Alors, comment Dieu n'a-t-il pas foudroyé l'hypocrite, au moment même où elle le prenait à témoin de son innocence!

Arrivée, après son jugement prononcé, à Montpellier, le 11 novembre 1841, Marie Capelle en est sortie le 19 février 1851, c'est-à-dire après neuf ans et demi de captivité.

Ce sont ces neuf ans et demi de captivité que racontent, jour par jour, heure par heure, minute par minute, les Heures de Prison.

C'est dans ce livre, je ne dirai pas, dont nous rendons compte, on ne rend pas compte d'un pareil livre, on le lit et l'on dit aux autres: «Lisez-le!» c'est là que vous trouverez jaillissant, plaintive, à chaque ligne, une de ces grandes vérités morales que nos législateurs appellent un paradoxe: à savoir que la prétendue égalité devant la loi n'existe pas.

Égalité de la peine, bien entendu.

J'ai été lié avec le vieux docteur Larrey, celui que Napoléon, à son lit de mort, appelait le plus honnête homme de France, aussi lié qu'un jeune homme peut l'être avec un vieillard; eh bien, je comparerai l'inégalité de la punition morale à ce qu'il m'a dit de l'inégalité de la douleur physique.

Larrey était peut-être, depuis Esculape jusqu'à nous, l'homme qui avait coupé le plus de bras et le plus de jambes.
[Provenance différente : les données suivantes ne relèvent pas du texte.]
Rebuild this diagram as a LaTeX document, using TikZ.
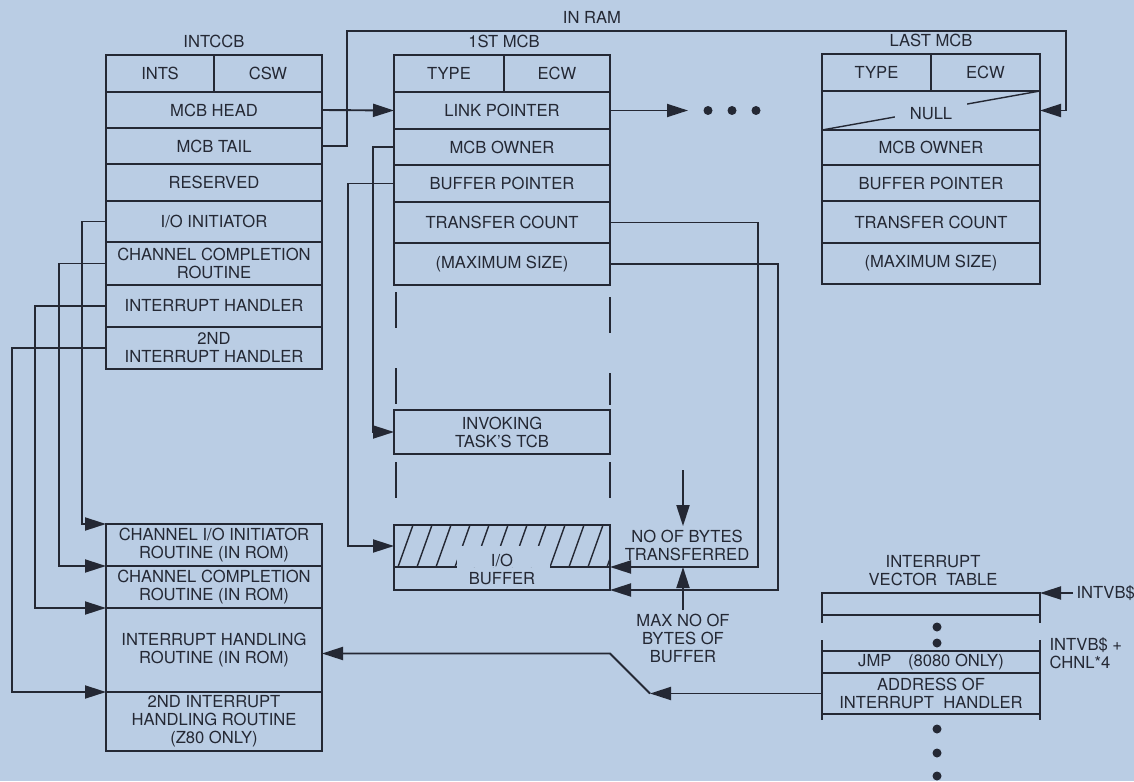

Napoléon l'avait promené sur tous les champs de bataille de l'Europe, de Valladolid à Vienne, du Caire à Moscou, et Dieu sait la besogne qu'il lui avait donnée! Il avait amputé des Arabes, des Espagnols, des Français, des Prussiens, des Autrichiens, des Russes, des Cosaques.

Eh bien, il prétendait que la douleur n'était qu'une question de nerfs; que l'opération qui faisait jeter des cris aigus à l'homme irritable du Midi tirait parfois un soupir à l'organisation apathique de l'homme du Nord; que, couchés l'un à côté de l'autre sur leur lit de douleur, l'un mettait en morceaux, entre ses mâchoires crispées, un mouchoir ou une serviette, tandis que l'autre, fumant tranquillement, ne brisait pas même le tuyau de sa pipe.

À notre avis, il en est de même de la punition morale.